The minimum amount of child support ordered is $50 per month per child. 

In determining a parent’s net income, the court will deduct federal and state taxes, mandatory pension payments, mandatory union or professional dues, state industrial insurance premiums, court ordered maintenance to the extent actually paid, up to $5000 per year in voluntary retirement contributions and normal business expense and self-employment taxes for self employed persons.
There are several basis for the court to deviate from the Washington State child support schedule including but not limited to shared residential time, increased / decreased expenses due to a shared residential schedule, children from other relationships, and a number of additional factors.

If you believe there is a basis for the court to deviate from the standard support obligation, contact Roe & Greene, PLLC today to determine your rights.
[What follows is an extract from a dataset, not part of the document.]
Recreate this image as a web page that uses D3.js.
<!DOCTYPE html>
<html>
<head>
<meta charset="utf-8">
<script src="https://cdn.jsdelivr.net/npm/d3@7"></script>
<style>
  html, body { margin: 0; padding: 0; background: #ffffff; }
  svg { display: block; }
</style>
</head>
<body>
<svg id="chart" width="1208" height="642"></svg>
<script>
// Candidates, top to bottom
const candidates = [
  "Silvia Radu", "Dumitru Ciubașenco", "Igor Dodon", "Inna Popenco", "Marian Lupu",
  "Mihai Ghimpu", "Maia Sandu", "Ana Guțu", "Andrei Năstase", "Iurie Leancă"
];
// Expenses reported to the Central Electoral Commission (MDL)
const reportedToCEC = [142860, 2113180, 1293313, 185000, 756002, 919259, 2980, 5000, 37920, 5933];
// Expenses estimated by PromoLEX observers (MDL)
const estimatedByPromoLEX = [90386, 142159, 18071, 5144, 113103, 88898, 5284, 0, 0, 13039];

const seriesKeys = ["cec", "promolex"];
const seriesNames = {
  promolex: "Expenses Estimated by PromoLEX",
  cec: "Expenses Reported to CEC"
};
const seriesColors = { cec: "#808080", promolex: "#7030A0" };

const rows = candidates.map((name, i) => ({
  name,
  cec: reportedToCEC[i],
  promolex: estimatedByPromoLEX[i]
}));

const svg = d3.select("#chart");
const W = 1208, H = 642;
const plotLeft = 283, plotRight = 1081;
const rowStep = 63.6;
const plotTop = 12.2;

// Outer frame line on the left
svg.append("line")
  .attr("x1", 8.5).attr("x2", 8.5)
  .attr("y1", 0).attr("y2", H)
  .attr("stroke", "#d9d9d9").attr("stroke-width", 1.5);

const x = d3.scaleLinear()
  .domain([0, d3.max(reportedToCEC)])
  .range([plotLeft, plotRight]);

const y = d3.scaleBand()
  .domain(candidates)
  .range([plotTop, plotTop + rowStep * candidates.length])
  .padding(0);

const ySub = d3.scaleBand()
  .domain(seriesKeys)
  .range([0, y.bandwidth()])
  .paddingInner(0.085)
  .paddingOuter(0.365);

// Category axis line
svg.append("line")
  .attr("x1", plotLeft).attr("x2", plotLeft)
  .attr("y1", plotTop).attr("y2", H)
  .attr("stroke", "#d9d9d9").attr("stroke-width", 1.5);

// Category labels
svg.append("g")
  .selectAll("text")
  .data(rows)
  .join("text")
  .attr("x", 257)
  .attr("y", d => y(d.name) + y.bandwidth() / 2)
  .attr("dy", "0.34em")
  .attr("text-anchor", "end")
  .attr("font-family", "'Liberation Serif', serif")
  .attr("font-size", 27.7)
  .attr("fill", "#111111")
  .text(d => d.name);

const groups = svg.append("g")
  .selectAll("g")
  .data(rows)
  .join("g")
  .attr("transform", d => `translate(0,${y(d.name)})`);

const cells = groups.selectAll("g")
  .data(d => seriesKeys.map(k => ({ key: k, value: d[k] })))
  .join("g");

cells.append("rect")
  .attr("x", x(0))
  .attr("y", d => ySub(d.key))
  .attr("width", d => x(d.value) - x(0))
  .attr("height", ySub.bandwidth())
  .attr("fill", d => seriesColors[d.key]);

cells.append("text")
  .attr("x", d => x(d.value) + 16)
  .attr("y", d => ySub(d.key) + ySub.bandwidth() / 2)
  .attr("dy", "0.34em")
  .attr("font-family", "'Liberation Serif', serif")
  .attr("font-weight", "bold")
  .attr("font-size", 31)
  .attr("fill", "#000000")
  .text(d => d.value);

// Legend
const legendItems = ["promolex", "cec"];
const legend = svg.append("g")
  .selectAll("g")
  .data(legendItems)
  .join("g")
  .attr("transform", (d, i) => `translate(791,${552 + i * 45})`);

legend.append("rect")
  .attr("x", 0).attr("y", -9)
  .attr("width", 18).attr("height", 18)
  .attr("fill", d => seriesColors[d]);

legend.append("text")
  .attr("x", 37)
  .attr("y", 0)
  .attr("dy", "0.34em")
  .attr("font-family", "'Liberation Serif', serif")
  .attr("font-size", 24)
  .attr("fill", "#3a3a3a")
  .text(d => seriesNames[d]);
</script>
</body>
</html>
If you are the parent with whom the children reside the majority of the time in the state of Washington at a minimum you are required to provide the other parent with advance written notice of your intent to “Relocate” or “Move away with the child(ren).”  This notice is required by Washington state law.  Depending on how far you intend to move the notice provisions are different.   If you are contemplating relocating or moving away with your children or have just received notice that the other party is intending to move away, you should immediately consult with one of the experienced lawyers at Roe & Greene, PLLC.
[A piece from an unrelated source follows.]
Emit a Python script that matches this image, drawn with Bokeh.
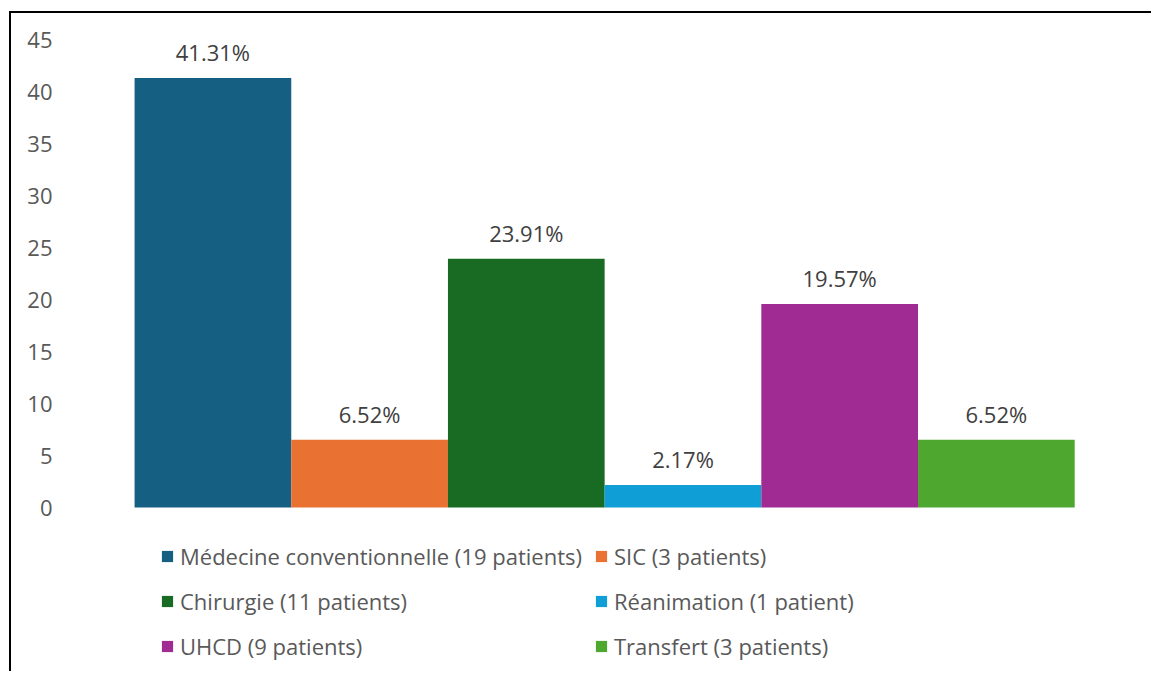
from bokeh.plotting import figure
from bokeh.models import ColumnDataSource, LabelSet, Legend, LegendItem, FixedTicker, Range1d
from bokeh.core.properties import value
from bokeh.embed import file_html
from bokeh.resources import INLINE

categories = [
    "Médecine conventionnelle (19 patients)",
    "SIC (3 patients)",
    "Chirurgie (11 patients)",
    "Réanimation (1 patient)",
    "UHCD (9 patients)",
    "Transfert (3 patients)",
]
percentages = [41.31, 6.52, 23.91, 2.17, 19.57, 6.52]
colors = ["#156082", "#E97132", "#196B24", "#0F9ED5", "#A02B93", "#4EA72E"]
y_ticks = [0, 5, 10, 15, 20, 25, 30, 35, 40, 45]

FONT = "Open Sans"
FS = "22px"

positions = list(range(len(categories)))
labels = [f"{v:.2f}%" for v in percentages]

src = ColumnDataSource(dict(x=positions, top=percentages, color=colors,
                            cat=categories, label=labels))

# frame spans from value 45 (top) down past 0 to leave room for the legend
PX_PER_UNIT = 468 / 45.0
p = figure(width=1142, height=660, output_backend="svg", toolbar_location=None,
           x_axis_location=None,
           x_range=Range1d(-0.96, 5.92), y_range=Range1d(-166 / PX_PER_UNIT, 45),
           min_border_left=51, min_border_top=26, min_border_bottom=0,
           min_border_right=13)
p.styles = {"border-top": "2px solid black", "border-left": "2px solid black",
            "margin-top": "11px", "margin-left": "9px"}
p.outline_line_color = None
p.background_fill_color = "white"
p.xgrid.visible = False
p.ygrid.visible = False

ya = p.yaxis[0]
ya.ticker = FixedTicker(ticks=y_ticks)
ya.axis_line_color = None
ya.major_tick_line_color = None
ya.minor_tick_line_color = None
ya.major_tick_out = 0
ya.major_tick_in = 0
ya.major_label_standoff = 10
ya.major_label_text_font = FONT
ya.major_label_text_font_size = FS
ya.major_label_text_color = "#595959"

r = p.vbar(x="x", top="top", width=1.0, bottom=0, fill_color="color",
           line_color=None, source=src)

lbl = LabelSet(x="x", y="top", text="label", source=src, y_offset=17,
               text_align="center", text_baseline="alphabetic",
               text_font=value(FONT), text_font_size=value(FS), text_color="#404040")
p.add_layout(lbl)

def make_legend(idx, loc):
    lg = Legend(items=[LegendItem(label=categories[i], renderers=[r], index=i) for i in idx],
                location=loc)
    lg.border_line_color = None
    lg.background_fill_alpha = 0
    lg.padding = 0
    lg.margin = 0
    lg.spacing = 15
    lg.glyph_height = 14
    lg.glyph_width = 14
    lg.label_height = 20
    lg.label_standoff = 6
    lg.label_text_font = FONT
    lg.label_text_font_size = FS
    lg.label_text_color = "#595959"
    lg.label_text_baseline = "middle"
    return lg

p.add_layout(make_legend([0, 2, 4], (98, 12)))
p.add_layout(make_legend([1, 3, 5], (532, 12)))

open("out.html", "w").write(file_html(p, INLINE))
After a “Final Order Parenting Plan” has been entered with the court, if circumstances substantially change you a parent can request the court to Modify the parenting in certain circumstances.  There are “major modifications” these modifications change where the children reside a majority of the time.  There are also “minor modifications.” A minor modification changes the parenting plan by up to twenty-four (24) overnights (+/-) during the year.  If the parenting plan for your child(ren) needs to be modified, consult with one of the experienced family law attorneys at Roe & Greene, PLLC (360) 574-1600.


The effect of a parent’s military duties potentially impacting parenting functions shall not, by itself, be a substantial change of circumstances justifying a permanent modification of a prior decree or plan.  A temporary change to the parenting plan will most likely take place while the parent is in the military and unable to provide parenting functions.

Child support may be modified at any time if there is a substantially changed circumstance.  A modification may be filed after one year or more after the final (or modified) Order of Child Support was entered with the court without showing of substantially changed circumstance for economic hardship, change in child’s age, or an extension of support due to being in high school.

After 24 months, one does not need to show a substantial change in circumstance.  You may file a modification due to changes in the parties’ incomes or the child support worksheet tables.